As mulheres que vivem uma perda gestacional costumam experimentar um duplo trauma. Primeiro, quando passam pela dolorosa experiência de perder um bebê. Segundo, quando não encontram reconhecimento para sua dor.

A perda de um bebê encerra uma experiência, abruptamente, numa violência impensável. Não raro ouvimos relatos desse momento como ir do céu ao inferno apenas em alguns segundos. A forma súbita dos acontecimentos expõe a mulher a momentos potencialmente traumáticos.

É preciso tempo para assimilar uma experiência tão brusca e inesperada, e consequentemente tão difícil de ser elaborada. A mulher necessita muito do apoio dos profissionais de saúde e de seus parentes e amigos próximos para superar essa vivência.

Porém, o entorno da mulher que perde um bebê costuma não reconhecer sua perda, ou então, tende a minimizá-la. Essa falta de eco aos seus sentimentos acaba prolongando seu luto e, por vezes, o tornando impossível de ser elaborado.

Por que não reconhecem sua dor?

Talvez, por dois motivos principais. Primeiro que em nossa cultura é muito comum associarem a intensidade do vínculo com o tempo de relacionamento. As mulheres que perdem seus bebês ainda nas primeiras semanas são as que acabam encontrando menos ressonância aos seus sentimentos. Segundo, porque ainda não reconhecem a gestante como “mãe”. Sendo assim, se não é mãe, então, não perdeu um filho.

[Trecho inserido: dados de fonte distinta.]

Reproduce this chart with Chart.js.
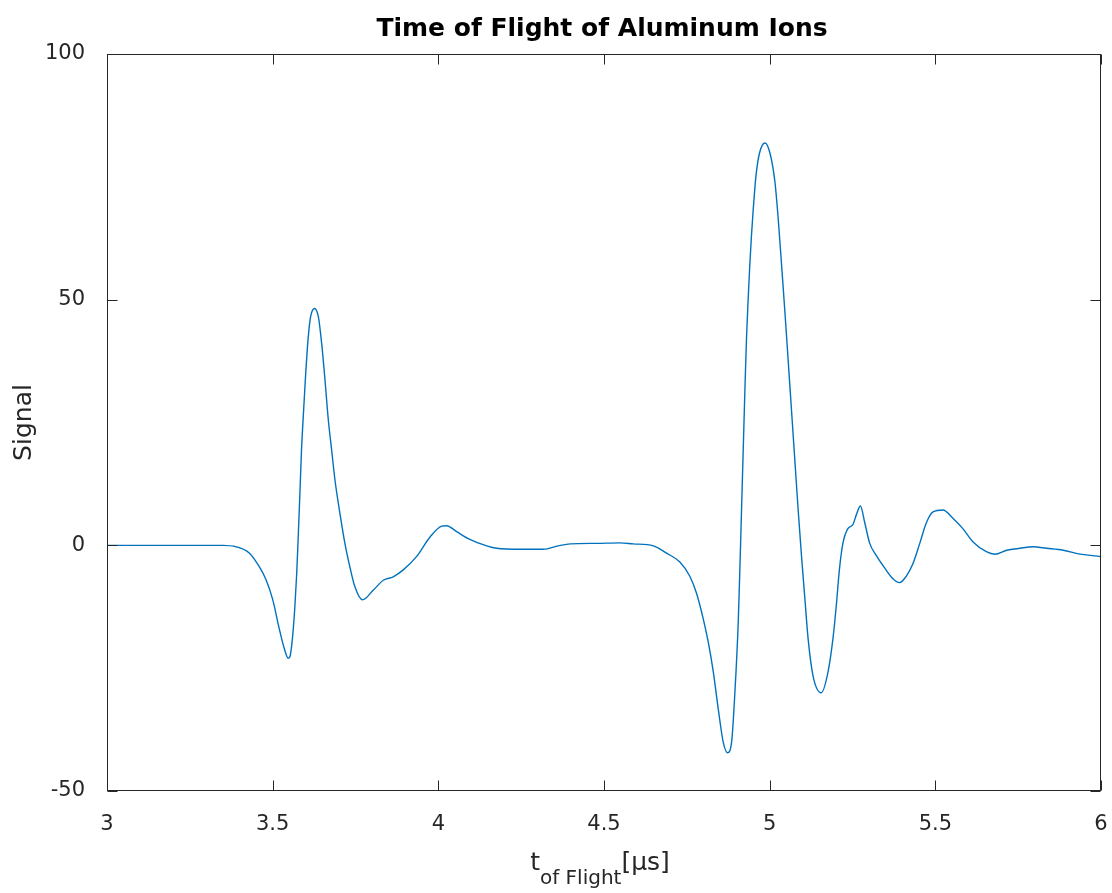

No entanto, sabemos que com a gestação se iniciam transformações a passos largos na vida de uma mulher. As mudanças hormonais, psíquicas, em sua identidade e em seus relacionamentos, acontecem em uma velocidade tamanha, que nos mostram que a gravidez não é uma experiência PRÉVIA à maternidade, e sim, ela JÁ É o período onde acontecem suas primeiras vivências!

Portanto, essa falta de reconhecimento não corresponde à vivência de quem gestou.

Infelizmente o que acaba acontecendo é, por não encontrar ressonância aos seus sentimentos, a mulher passa a questionar sua experiência. Sua percepção da realidade fica fragilizada. A negação das pessoas na sua volta duplica o trauma, pois agride seu processo de simbolização, colocando em dúvida sua percepção da realidade.

Ela própria passa a não reconhecer essa experiência como um luto a ser vivido. Começa a acreditar que ela que é inadequada, sente-se então envergonhada e culpada por sentimentos tão fortes e, não raro, tem a sensação de estar enlouquecendo.

É um desamparo muito grande.

E assim, o tempo vai passando, a experiência e os sentimentos vão sendo reprimidos, abafados, até que quem está pela volta já não se lembra mais. Passou? Possivelmente não. Se o luto não é vivido e significado, isto é, simbolizado e colocado em seu devido lugar dentro da sua história de vida, a ferida vira e mexe vai abrir, aparecendo em forma de lembrança e sensações quando menos se espera.

Uma mulher gestando gesta mais que um bebê, gesta um vínculo, um amor, gesta seu projeto de vida. Portanto, não podemos negá-las o direito de viver seu luto pelas suas dolorosas perdas.